WHAT THE EXERCISE ASKS: Skip the pictures, please, and write out exactly the lines from the opening of the data through the line containing "y_ticks = [0, 100, 200, 300, 400]".
^^^^
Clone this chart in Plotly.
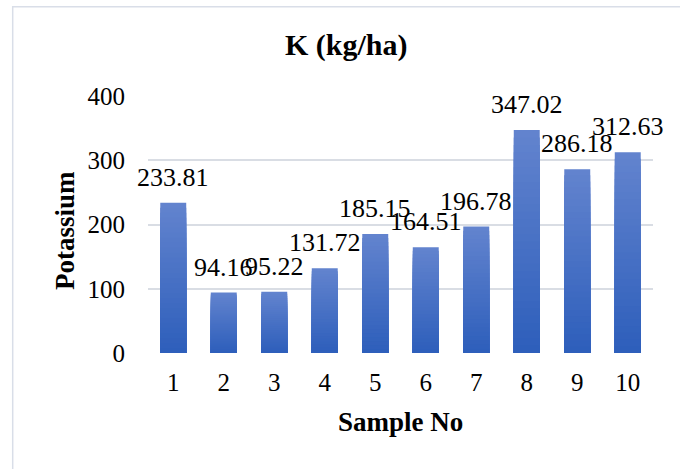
import plotly.graph_objects as go

# Potassium content per soil sample
samples = [1, 2, 3, 4, 5, 6, 7, 8, 9, 10]
potassium = [233.81, 94.16, 95.22, 131.72, 185.15, 164.51, 196.78, 347.02, 286.18, 312.63]
y_ticks = [0, 100, 200, 300, 400]

FONT = "Liberation Serif, Times New Roman, serif"
TOP_RGB = (98, 131, 206)
BOTTOM_RGB = (46, 95, 187)
N_STEPS = 30

fig = go.Figure()

# Vertical gradient per bar: overlay progressively shorter, darker bars
for k in range(N_STEPS):
    frac = (N_STEPS - k) / N_STEPS
    t = k / (N_STEPS - 1)
    r, g, b = (round(TOP_RGB[i] + (BOTTOM_RGB[i] - TOP_RGB[i]) * t) for i in range(3))
    fig.add_trace(go.Bar(
        x=samples,
        y=[v * frac for v in potassium],
        width=0.514,
        marker=dict(color=f"rgb({r},{g},{b})", line=dict(width=0)),
        hoverinfo="skip" if k else None,
        showlegend=False,
    ))

# Value labels above each bar
for s, v in zip(samples, potassium):
    fig.add_annotation(
        x=s, y=v, text=f"{v:.2f}", showarrow=False,
        yanchor="bottom", yshift=9,
        font=dict(family=FONT, size=26, color="black"),
    )

L, R, T, B = 148, 27, 96, 116
W, H = 680, 469
pw, ph = W - L - R, H - T - B

# Chart-area border
fig.add_shape(
    type="rect", xref="paper", yref="paper",
    x0=(12.7 - L) / pw, x1=(W + 20 - L) / pw,
    y0=-(H + 20 - (H - B)) / ph, y1=(H - B - 6.7) / ph,
    line=dict(color="#d9dee8", width=1.5), fillcolor="rgba(0,0,0,0)",
    layer="below",
)

fig.add_annotation(
    x=(346.5 - L) / pw, y=(H - B - 56) / ph, xref="paper", yref="paper",
    text="<b>K (kg/ha)</b>", showarrow=False, xanchor="center", yanchor="bottom",
    yshift=-8, font=dict(family=FONT, size=30, color="black"),
)
fig.add_annotation(
    x=0.5, y=-(432 - (H - B)) / ph, xref="paper", yref="paper",
    text="<b>Sample No</b>", showarrow=False, xanchor="center", yanchor="bottom",
    yshift=-7, font=dict(family=FONT, size=27, color="black"),
)
fig.add_annotation(
    x=-(L - 75) / pw, y=(H - B - 231) / ph, xref="paper", yref="paper",
    text="<b>Potassium</b>", showarrow=False, textangle=-90,
    xanchor="right", yanchor="middle", xshift=7,
    font=dict(family=FONT, size=27, color="black"),
)

fig.update_layout(
    width=W, height=H,
    margin=dict(l=L, r=R, t=T, b=B),
    barmode="overlay",
    plot_bgcolor="white", paper_bgcolor="white",
    font=dict(family=FONT, size=24, color="black"),
    showlegend=False,
)
fig.update_xaxes(
    range=[0.5, 10.5], tickvals=samples, showgrid=False, zeroline=False, showline=False,
    ticks="", ticklabelstandoff=12,
    tickfont=dict(family=FONT, size=25, color="black"),
)
fig.update_yaxes(
    range=[0, 400], tickvals=y_ticks, showgrid=True,
    gridcolor="#d9dde4", gridwidth=1.5, zeroline=False, showline=False,
    ticks="", ticklabelstandoff=22,
    tickfont=dict(family=FONT, size=25, color="black"),
)

fig.write_html("out.html")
^^^^
CORRECT OUTPUT:
Clone this chart in Plotly.
import plotly.graph_objects as go

# Potassium content per soil sample
samples = [1, 2, 3, 4, 5, 6, 7, 8, 9, 10]
potassium = [233.81, 94.16, 95.22, 131.72, 185.15, 164.51, 196.78, 347.02, 286.18, 312.63]
y_ticks = [0, 100, 200, 300, 400]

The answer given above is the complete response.